The Log | School News
Duke Marine Laboratory Breaks Ground for New Ocean Science
Teaching Center
More than 100 faculty, students,
Marine Lab Advisory Board members and distinguished guests
joined Dean William Schlesinger and Michael Orbach, director
of the Duke Marine Laboratory, to celebrate the groundbreaking
of the Marine Lab’s new $1.5 million Ocean Science Teaching
Center in April at the Beaufort campus. Orbach is optimistic
that construction will get underway by the first of the year.
The 5,000-square-foot center, to
be located at the point of Pivers Island, will be the first
new academic building constructed on the Be
aufort campus in 30 years, and plans call for it to be the
Marine Lab’s first totally “green” building, designed to the
highest standards for energy and environmental efficiency
adopted by the U.S. Green Building Council. It will house
a teaching laboratory; a televideo-capable lecture hall for
team teaching and distance education; interpretive educational
displays; and spaces for social interactions.
When completed in fall 2005, it
will greatly expand the Marine Lab’s teaching capacity and
enhance its capabilities for public outreach and education.
A $2.3 million gift from naming
donors Randy Repass, chairman of West Marine Inc., and his
wife Sally-Christine Rodgers to Duke’s Nicholas School of
the Environment and Earth Sciences helped fund the center
and create a new University Professorship in Marine Conservation
Technology at the Marine Lab.
Repass and Rodgers were honored
for their support of the Nicholas School at a dinner at the
Marine Lab on Friday, April 23, as were longtime Marine Lab
friends and supporters Charles and Bernard Blanchard.

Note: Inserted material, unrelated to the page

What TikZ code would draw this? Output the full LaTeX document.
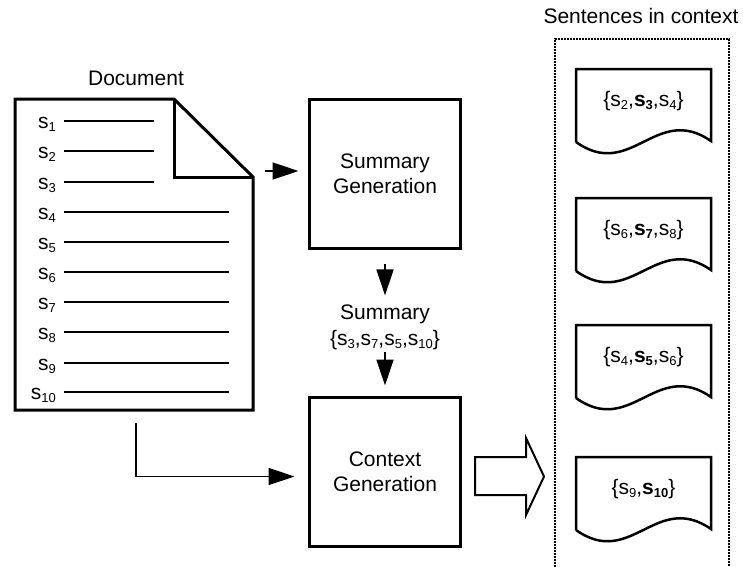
\documentclass[tikz,border=0pt]{standalone}
\usepackage{fontspec}
\setmainfont{Liberation Sans}
\usetikzlibrary{arrows.meta}
% lowered small digits for sentence indices
\newcommand\sbs[1]{\raisebox{-3pt}{\fontsize{13}{13}\selectfont #1}}
\begin{document}
\begin{tikzpicture}[x=1pt,y=-1pt,
  every node/.style={font=\fontsize{21}{25}\selectfont, inner sep=0pt},
  procbox/.style={draw, line width=3pt, minimum width=151pt, minimum height=149pt, align=center},
  arr/.style={line width=1.7pt, -{Triangle[length=26pt,width=17pt]}},
  docline/.style={line width=2pt},
  slabel/.style={anchor=base east},
  sentdoc/.style={line width=2.5pt, line join=miter},
]
\useasboundingbox (0,0) rectangle (743,566);

% source document with folded corner
\node[anchor=base] (doctitle) at (136,85) {Document};
\draw[line width=3pt, line join=miter] (15,99) -- (174,99) -- (253,177) -- (253,410) -- (15,410) -- cycle;
\draw[line width=3pt, line join=miter] (174,99) -- (174,177) -- (253,177);
\foreach \i/\y/\xe in {1/121/154, 2/151/154, 3/182/154, 4/212/229, 5/242/229,
                       6/272/229, 7/302/229, 8/332/229, 9/363/229, 10/392/229} {
  \draw[docline] (64,\y) -- (\xe,\y);
  \node[slabel] (s\i) at (56,\y+7) {s\sbs{\i}};
}
\coordinate (docR) at (253,171);
\coordinate (docB) at (136,410);

% processing steps
\node[procbox] (sumbox) at (385,174) {Summary\\Generation};
\node[procbox] (ctxbox) at (385,472) {Context\\Generation};

\node[anchor=base] (sumlab) at (385,319) {Summary};
\node[anchor=base] (sumset) at (385,345) {\{s\sbs{3},s\sbs{7},s\sbs{5},s\sbs{10}\}};

\draw[arr, shorten <=12pt, shorten >=9.5pt] (docR) -- (docR -| sumbox.west);
\draw[arr, shorten <=13.5pt, shorten >=8.7pt] (sumbox.south) -- (sumlab.north);
\draw[arr, shorten <=2.6pt, shorten >=10.5pt] (sumset.south) -- (ctxbox.north);
\draw[arr, shorten <=13pt, shorten >=13.5pt] (docB) |- ([yshift=-4.5pt]ctxbox.west);

% output arrow
\draw[line width=2pt, line join=miter] (475,457) -- (526,457) -- (526,438) -- (544,476.5)
  -- (526,515) -- (526,495) -- (475,495) -- cycle;

% output column
\node[anchor=base] (outtitle) at (641,23) {Sentences in context};
\draw[line width=2pt, dash pattern=on 1.6pt off 1.4pt] (555,570) -- (555,39) -- (729,39) -- (729,570);
\foreach \t/\txt [count=\k] in {
    69/{\{s\sbs{2},\textbf{s\sbs{3}},s\sbs{4}\}},
    198/{\{s\sbs{6},\textbf{s\sbs{7}},s\sbs{8}\}},
    325/{\{s\sbs{4},\textbf{s\sbs{5}},s\sbs{6}\}},
    457/{\{s\sbs{9},\textbf{s\sbs{10}}\}}} {
  \draw[sentdoc] (576,\t+73) -- (576,\t) -- (711,\t) -- (711,\t+72)
    .. controls (656,\t+34) and (631,\t+112) .. (576,\t+73);
  \node[anchor=base] (sent\k) at (643.5,\t+37) {\txt};
}
\end{tikzpicture}
\end{document}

At the groundbreaking ceremony itself,
10 Naming or Leadership donors joined Schlesinger and Orbach
in turning the first soil for the new center. They were: Randy
Repass, Sally-Christine Rodgers and their son, Kent-Harris
Repass; Howard Hardesty; Carolyn Thomas and her granddaughter
Margaret Wilbanks; Richard Seale; Albert Oettinger; Mrs. Alton
B. Smith; and Robert Hardy. Two donors, Bob Schwartz and the
Wade Family, were unable to attend.
A grant from the Wallace Genetic
Foundation will help make it possible to build the new Ocean
Sciences Teaching Center to LEED (Leadership in Energy and
Environmental Design) certification standards.